Following is a Maine Examiner Op-Ed from contributor Ken Frederic.
The longer one waits to learn life lessons, the more those
lessons cost: I’ve experienced the truth
of that in lessons I failed to learn in my ‘youth’. Among those are that the people who criticize
you are not necessarily your enemies and those who praise you are not
necessarily your friends.
Baltimore and Washington were still smoldering when I moved from Kittery to Maryland in 1968. The suburbs south and west of Baltimore were my home for the next 43 years. In 1971 William Donald Schaeffer replaced Mayor Thomas D’Alesandro who served one term plagued by financial problems, rioting, and multiple failed projects that evicted residents and demolished large swaths of West Baltimore before being abandoned. Baltimore’s population, in those days, was about 1 million, the same as Maine.
Today, Baltimore is worse off than it was under Mayor
“Tommy”. Its population has declined to just over 600 thousand. Abandoned and
crumbling buildings dominate wide paths from the AMTRAK corridor in the East to
Edmonson Village in the West and from the Inner Harbor South through Cherry
Hill to the Beltway. Crime and drugs are
its major occupations.
I eagerly voted for Democrat Don Schaeffer as Governor and
Comptroller because of his record in “cleaning up” Baltimore’s Inner Harbor,
Federal Hill, and Fells Point neighborhoods.
I believed that his efforts, the later development in Canton, and the
two new stadiums demonstrated a real turnaround for Baltimore. The Inner Harbor complex was bringing more
visitors than Disney World. The sale of
abandoned Federal Hill houses for $1 brought in affluent young residents who
rebuilt them and lived in them. The Science Center, Aquarium, Inner Harbor
Marina, and the stadiums all brought new life to downtown.
But, it has been pointed out that all this apparent good
came at a price: It set Baltimore on a path to financial ruin. Much of the development was financed with
Federal Funds and the rest was praised as “public-private partnerships”. Those partnerships had troubling details. The
inner harbor pavilions were built on City Owned property. Abandoned and dilapidated warehouses were demolished
and improvements to the land and shoreline were made at City Expense. To
provide the “public” portion of the partnership funding, Schaeffer sold city
buildings and properties and leased them back from their new owners creating
long term expenses. To entice the “Private” funding, the land for the Inner
Harbor development projects was leased for $1/year and tax concessions were
given. In addition, bonds were issued passing
the cost on to then unborn taxpayers. It would probably take a lifetime of
forensic accounting to unravel the real costs.
Worse, In the years since, multiple city officials and contractors have
been convicted of contracting violations, overcharging, and what has lately
been known as ‘crony capitalism’.
Knowing those details would not change the facts today. Don Schaeffer’s dream of revitalizing his
beloved Baltimore became a nightmare after his death. His good intentions were subverted by corrupt
bureaucrats and well-connected contractors.

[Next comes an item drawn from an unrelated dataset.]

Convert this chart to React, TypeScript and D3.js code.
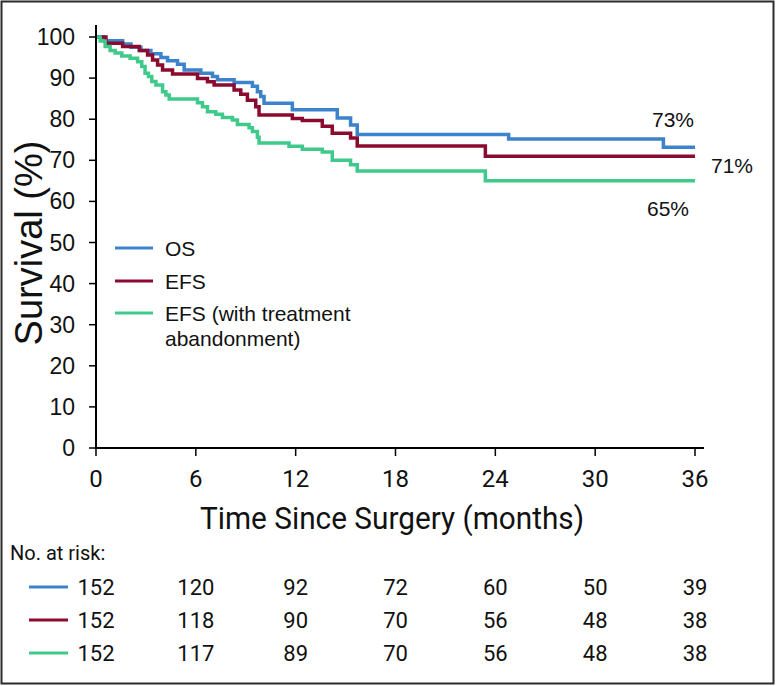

The Inner Harbor redevelopment did not fix the crime, drugs, and poverty
in the eastern, western, and southern neighborhoods. It did not improve the quality of education
or improve the safety in Baltimore’s schools.
It created some hospitality jobs but those were few compared to the loss
of Bethlehem Steel, McCormick Spice, the Downtown shopping district, and
countless other businesses and professionals who fled to the suburbs to avoid
the rising taxes, crime, and vandalism, taking their jobs with them. Landlords
depreciated and abandoned their properties. Fifty years of spending has
produced no improvement for what’s left of Baltimore’s residents.
Maine has problems strikingly like Baltimore’s and politicians offering ‘solutions’ rooted in spend now and tax tomorrow strategies, not for Shaeffer’s shiny new buildings but for expanding government programs that hide rather than address real issues. Like the Inner Harbor, these may feel good now, but they are the foundation for future ruin. The question for the reader is: When and where has government ever created a lasting solution for the problems that arise from economic decline and the associated anger, poverty, crime, dependency, broken families, and failed education? The solutions will not be borrowing and spending money to paint over symptoms unless Baltimore’s dismal results are acceptable. It was not racism, hatred, or oppression that created Baltimore’s problems, so it should take more than assertion to convince anyone that solutions will come from those who loudly proclaim the symptoms and blame others for them.